3. Timing of the Pairing of Stimulus and Response

The relationship in time between stimulus and response is one of the key conditions of effective association. According to the basic 'laws' of association, when two experiences occur close enough together a sufficient number of times, the two experiences become associated with one another. Studies involving classical conditioning have shown that this association proceeds only forward in time; that is, the stimulus (the bell) must precede the response (salivating when eating food).

There also seems to be an optimal interval at which various types of associations are most easily made. For quick reflexes such as an eyeblink, this interval is about one-half second; longer or shorter intervals are less effective. For slower reactions such as salivation the interval is longer, perhaps two seconds or so. In learning verbal associations timing is much less critical than in classical conditioning. Verbal pairs are learned with almost equal ease whether presented simultaneously or separated by several seconds.

In NLP, the optimal anchoring period is determined in relationship to the peak of the intensity of the response or state one is anchoring. It is generally taught that the stimulus should be initiated when the response to be anchored had reached about two-thirds of its peak. If possible, the anchoring stimulus should be held until just after the state has stabilized or begins or diminish. In this way, the association is created between the stimulus and the crest of the response. To do this, the response must be "calibrated," so that the behavioral charactersitics of the response are known before the anchoring is attempted.


Anchoring Stimulus

It is Best to Provide the Anchoring Stimulus Just Before the Intensity of the Response Reaches Its Peak

4. Context Surrounding the Anchoring Experience

Context is an important influence on anchoring that is often ignored. The context or environement surrounding an interaction contains many cues which may effect the anchoring process. Even though they are not the primary focus of attention, environmental cues can become anchors. In what is called "context association," the general environment may begin to elicit a response that is being conditioned to a specific stimulus. (Context association is the basis for "locational anchors.")

It is interesting to note, in this regard, that Pavlov first accidently discovered the notion of conditioned reflexes as a result of contextual conditioning. For his research on digestion, Pavlov needed to collect saliva from his laboratory animals.
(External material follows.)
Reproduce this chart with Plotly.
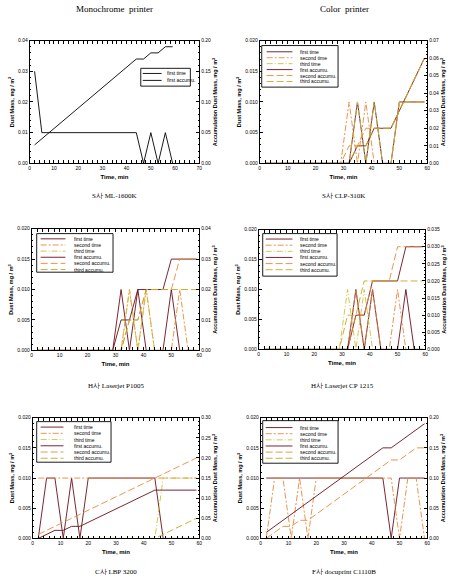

He stimulated saliva flow by placing meat powder in the dog's mouth; soon he noticed the dog would begin salivating at the sight of the experimenter, in the expectation of receiving meat powder.

In some cases, contextual stimuli may combine with the primary anchoring stimulus, making the environment part of the overall anchoring experience. Because of this, many anchors are "context dependent." That is, they work more effectively in the context in which they were initially established.

The influence of context relates to the process of 'Learning II'. In addition to being part of the anchoring stimulus, context shapes perceptual filters and attention. Anchoring is a classical 'Learning I' process, but humans and animals are not robots. Whether or not a context is interpreted as being "safe," "important," "unfaimiliar," "a learning context," "a place to explore," etc. will determine which type of stimuli people pay attention to, and how readily and easily certain types of anchors will be established. From this perspective it is important that the rapport between the individuals involved in the anchoring process and the environment be condusive to the type of anchors one intends to establish.